Gott hat seinen Sohn nicht in die Welt gesandt, um sie zu richten, sondern um sie zu retten: Das ist wirklich die wesentliche Botschaft Jesu. Doch obwohl sie so froh und positiv klingt, stößt sie zum Teil auf erbitterten, heftigen Widerstand. "Gott kann doch keinen Sohn haben, er ist doch kein Mensch!" Das sagte mir einmal ein muslimischer Taxifahrer. Er sprach damit den wichtigsten Einwand des Islam gegen das Christentum aus: Gott ist einer, neben ihm kann es doch keinen "Sohn Gottes" geben. Niemand darf Gott gleichgestellt werden. Heute ist "Dreifaltigkeitssonntag", wie jedes Jahr am Sonntag nach Pfingsten. Dieser Tag ist ganz besonders der Wahrheit gewidmet, die das christliche Glaubensbekenntnis ausspricht: "Ich glaube an Gott, den Vater, … und an Jesus Christus, seinen Sohn, … und an den Heiligen Geist." Wir glauben an den einen Gott. Wir bekennen uns zu einem Gott, nicht zu drei oder mehreren. Aber wir glauben, dass Gott Liebe ist, und Liebe gibt es nicht allein. Wir glauben, dass Gott einer ist, aber nicht dass er einsam ist. Wir glauben, dass Gott Gemeinschaft ist.
Ich sage: Wir glauben das! Ich sage nicht, dass ich mir das vorstellen kann. Auch nicht, dass ich es begreifen kann. Gott ist unbegreiflich. Aber ist die Liebe begreiflich? Ich weiß nur eines: Wie weh es tut, wenn die Liebe fehlt. Und wie gut es tut, wenn unter uns die Liebe herrscht.
Jesus hat dem Nikodemus damals in der Nacht diese wunderbare Botschaft anvertraut, dass Gott die Liebe ist, und dass er seine Liebe uns Menschen zeigt durch Jesus, seinen Sohn. Und Jesus zeigt uns diese Liebe durch seine ganze Haltung: Er sei nicht gekommen, um zu richten, sondern um zu retten. Es wird so viel geurteilt, verurteilt, verachtet und gerichtet.
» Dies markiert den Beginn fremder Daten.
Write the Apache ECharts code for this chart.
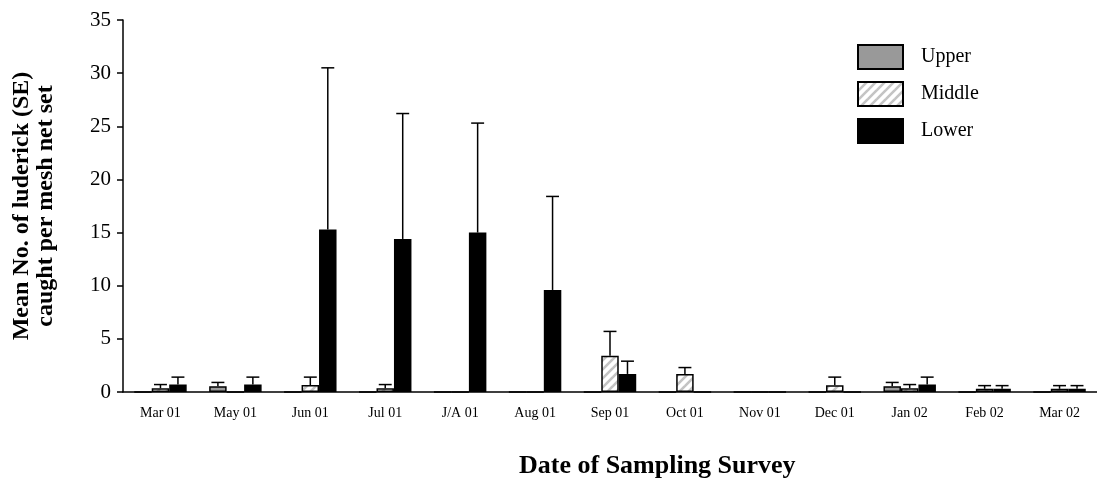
<!DOCTYPE html>
<html>
<head>
<meta charset="utf-8">
<script src="https://cdn.jsdelivr.net/npm/echarts@6/dist/echarts.min.js"></script>
<style>
html,body{margin:0;padding:0;background:#fff;}
#chart{width:1097px;height:481px;}
</style>
</head>
<body>
<div id="chart"></div>
<script>
var categories = ['Mar 01','May 01','Jun 01','Jul 01','J/A 01','Aug 01','Sep 01','Oct 01','Nov 01','Dec 01','Jan 02','Feb 02','Mar 02'];
var seriesNames = ['Upper','Middle','Lower'];
var upperMean  = [0, 0.55, 0, 0, 0, 0, 0, 0, 0, 0, 0.55, 0, 0];
var upperSE    = [0, 0.35, 0, 0, 0, 0, 0, 0, 0, 0, 0.35, 0, 0];
var middleMean = [0.35, 0, 0.65, 0.35, 0, 0, 3.4, 1.7, 0, 0.63, 0.35, 0.3, 0.3];
var middleSE   = [0.35, 0, 0.75, 0.35, 0, 0, 2.3, 0.6, 0, 0.77, 0.35, 0.3, 0.3];
var lowerMean  = [0.7, 0.7, 15.3, 14.4, 15.0, 9.6, 1.7, 0, 0, 0, 0.7, 0.3, 0.3];
var lowerSE    = [0.7, 0.7, 15.2, 11.8, 10.3, 8.8, 1.2, 0, 0, 0, 0.7, 0.3, 0.3];
var yTicks = [0, 5, 10, 15, 20, 25, 30, 35];

// hatch pattern for "Middle"
var pc = document.createElement('canvas');
pc.width = 9; pc.height = 9;
var g = pc.getContext('2d');
g.fillStyle = '#ffffff'; g.fillRect(0,0,9,9);
g.strokeStyle = '#c4c4c4'; g.lineWidth = 2.6;
[[-9,9],[0,9],[9,9]].forEach(function(o){
  g.beginPath(); g.moveTo(o[0]-1, o[1]+1); g.lineTo(o[0]+10, o[1]-10); g.stroke();
});
var hatch = {image: pc, repeat: 'repeat'};

var fills = ['#999999', hatch, '#000000'];
var means = [upperMean, middleMean, lowerMean];
var ses = [upperSE, middleSE, lowerSE];
var FONT = '"Liberation Serif", "Times New Roman", serif';

function errRender(idx){
  return function(params, api){
    var ci = api.value(0), v = api.value(1), se = api.value(2);
    if (!(se > 0)) return null;
    var bw = api.size([1, 0])[0] * 0.7 / 3;
    var b = api.coord([ci, v]);
    var t = api.coord([ci, v + se]);
    var x = b[0] + (idx - 1) * bw;
    var h = bw * 0.37;
    var st = {stroke: '#000', lineWidth: 1.5};
    return {type: 'group', children: [
      {type: 'line', shape: {x1: x, y1: b[1], x2: x, y2: t[1]}, style: st},
      {type: 'line', shape: {x1: x - h, y1: t[1], x2: x + h, y2: t[1]}, style: st}
    ]};
  };
}

var series = [];
seriesNames.forEach(function(n, i){
  series.push({
    name: n, type: 'bar', data: means[i],
    barGap: '0%', barCategoryGap: '30%',
    itemStyle: {color: fills[i], borderColor: '#000', borderWidth: 1.5},
    emphasis: {disabled: true}, z: 2
  });
});
seriesNames.forEach(function(n, i){
  series.push({
    name: n + ' SE', type: 'custom', renderItem: errRender(i),
    data: categories.map(function(c, k){ return [k, means[i][k], ses[i][k]]; }),
    z: 3, silent: true
  });
});

var chart = echarts.init(document.getElementById('chart'), null, {renderer: 'canvas'});
chart.setOption({
  animation: false,
  backgroundColor: '#fff',
  grid: {left: 123, top: 20, width: 980, height: 372, containLabel: false},
  title: {
    text: 'Date of Sampling Survey', left: 514, top: 448,
    textStyle: {fontFamily: FONT, fontWeight: 'bold', fontSize: 26, color: '#000'}
  },
  legend: {
    data: seriesNames, orient: 'vertical', left: 852, top: 39,
    itemWidth: 45, itemHeight: 24, itemGap: 11, icon: 'rect',
    textStyle: {fontFamily: FONT, fontSize: 20, color: '#000', padding: [0, 0, 0, 13]}
  },
  xAxis: {
    type: 'category', data: categories,
    axisLine: {lineStyle: {color: '#000', width: 1.5}},
    axisTick: {length: 6, lineStyle: {color: '#000', width: 1.5}},
    axisLabel: {fontFamily: FONT, fontSize: 14, color: '#000', margin: 14}
  },
  yAxis: {
    type: 'value', min: yTicks[0], max: yTicks[yTicks.length - 1], interval: 5,
    name: 'Mean No. of luderick (SE)\ncaught per mesh net set',
    nameLocation: 'middle', nameRotate: 90, nameGap: 65,
    nameTextStyle: {fontFamily: FONT, fontWeight: 'bold', fontSize: 24, lineHeight: 24, color: '#000'},
    axisLine: {show: true, lineStyle: {color: '#000', width: 1.5}},
    axisTick: {show: true, length: 6, lineStyle: {color: '#000', width: 1.5}},
    axisLabel: {fontFamily: FONT, fontSize: 21, color: '#000', margin: 12},
    splitLine: {show: false}
  },
  series: series
});
</script>
</body>
</html>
Jesus ist gekommen, um aufzurichten, zu heilen, zu ermutigen und zu retten. So schön diese Botschaft ist, Jesus macht eines klar: Du kannst sie nur glauben. Du kannst nur darauf vertrauen. Aber es lohnt sich!
In jener Zeit sprach Jesus zu Nikodemus: Gott hat die Welt so sehr geliebt, dass es seinen einzigen Sohn hingab, damit jeder, der an ihn glaubt, nicht zugrunde geht, sondern das ewige Leben hat. Denn Gott hat seinen Sohn nicht in die Welt gesandt, damit er die Welt richtet, sondern damit die Welt durch ihn gerettet wird. Wer an ihn glaubt, wird nicht gerichtet; wer nicht glaubt, ist schon gerichtet, weil er an den Namen des einzigen Sohnes Gottes nicht geglaubt hat.